When you think of plastic recycling, you likely think of mechanical recycling — the process of physically breaking down plastic waste at high temperature and reprocessing it into a new recycled product.
However, mechanical recycling is expensive, produces high levels of greenhouse gasses, and creates recycled plastic that is often lower quality than its source material. As a result, there is limited circularity in plastic recycling today, and we continue to rely on oil or gas to manufacture most of our plastic products rather than use recycled plastic feedstocks.
But plastic can also be recycled biologically. Enzymes — catalysts that speed up chemical reactions — have the ability to break down plastic products into small molecules that can be reused to manufacture the same high value plastic products. Though this technology shows promise, it hasn’t been commercialized to date.
Birch Biosciences has created a platform that can discover, design and optimize enzymes that increase both the sustainability and circularity of plastic recycling. In a new collaboration with the Agile BioFoundry, they will work to develop more efficient enzymes than those currently available.
Agile BioFoundry’s capabilities will help systematically inform the design of enzymes.

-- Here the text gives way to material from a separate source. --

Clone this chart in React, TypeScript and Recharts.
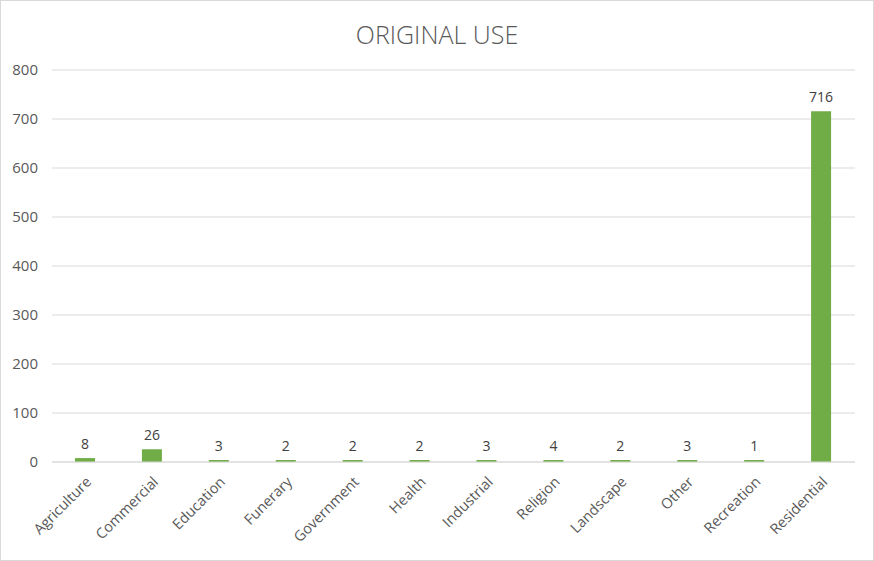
import React from "react";
import { BarChart, Bar, XAxis, YAxis, CartesianGrid, LabelList } from "recharts";

const categories = [
  "Agriculture",
  "Commercial",
  "Education",
  "Funerary",
  "Government",
  "Health",
  "Industrial",
  "Religion",
  "Landscape",
  "Other",
  "Recreation",
  "Residential",
];

const counts = [8, 26, 3, 2, 2, 2, 3, 4, 2, 3, 1, 716];

const yTicks = [0, 100, 200, 300, 400, 500, 600, 700, 800];

const data = categories.map((name, i) => ({ name, count: counts[i] }));

const CategoryTick = (props: any) => {
  const { x, y, payload } = props;
  return (
    <g transform={`translate(${x + 4},${y + 10})`}>
      <text
        textAnchor="end"
        transform="rotate(-45)"
        fill="#595959"
        fontSize={14.5}
        fontFamily="'Open Sans', sans-serif"
        dy={4}
      >
        {payload.value}
      </text>
    </g>
  );
};

const App: React.FC = () => {
  return (
    <div
      style={{
        position: "relative",
        width: 874,
        height: 561,
        boxSizing: "border-box",
        border: "1px solid #d9d9d9",
        background: "#fff",
      }}
    >
      <style>{"body{margin:0}"}</style>
      <div
        style={{
          position: "absolute",
          top: 16,
          left: 0,
          width: "100%",
          textAlign: "center",
          fontFamily: "'Open Sans', sans-serif",
          fontSize: 25,
          lineHeight: "34px",
          color: "#595959",
          fontWeight: 300,
        }}
      >
        ORIGINAL USE
      </div>
      <BarChart
        width={872}
        height={559}
        data={data}
        margin={{ top: 69, right: 18, bottom: 0, left: 0 }}
        barCategoryGap="35%"
      >
        <CartesianGrid vertical={false} stroke="#d9d9d9" />
        <XAxis
          dataKey="name"
          interval={0}
          tick={<CategoryTick />}
          tickLine={false}
          axisLine={{ stroke: "#d9d9d9" }}
          height={98}
        />
        <YAxis
          domain={[0, 800]}
          ticks={yTicks}
          width={51}
          tickLine={false}
          axisLine={false}
          tickSize={0}
          tickMargin={14}
          tick={{ fill: "#595959", fontSize: 15, fontFamily: "'Open Sans', sans-serif" }}
        />
        <Bar dataKey="count" fill="#70ad47" barSize={20} minPointSize={2} isAnimationActive={false}>
          <LabelList
            dataKey="count"
            position="top"
            offset={9}
            fill="#404040"
            fontSize={14}
            fontFamily="'Open Sans', sans-serif"
          />
        </Bar>
      </BarChart>
    </div>
  );
};

export default App;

The teams will also use biosensors, which detect the production of a metabolite, to quantify the enzymes’ performance.
The teams hope this work will advance inexpensive and sustainable recycling of polyethylene terephthalate (PET), one of the most widely used plastics that is primarily found in textiles and plastic packing such as single-use bottles.
“Given that textile manufacturing alone is responsible for 10% of global greenhouse gas emissions — more than aviation and maritime shipping combined — enabling cost-effective and sustainable solutions for circularity in this area could have a major impact on mitigating climate change,” said Johan Kers, CEO and co-founder of Birch Biosciences.
This collaboration between the Agile BioFoundry and industry is one of five projects totaling over $3 million announced by the U.S. Department of Energy to conduct research and development needed to accelerate the U.S. biomanufacturing sector. The Agile BioFoundry is funded by the U.S. Department of Energy Bioenergy Technologies Office.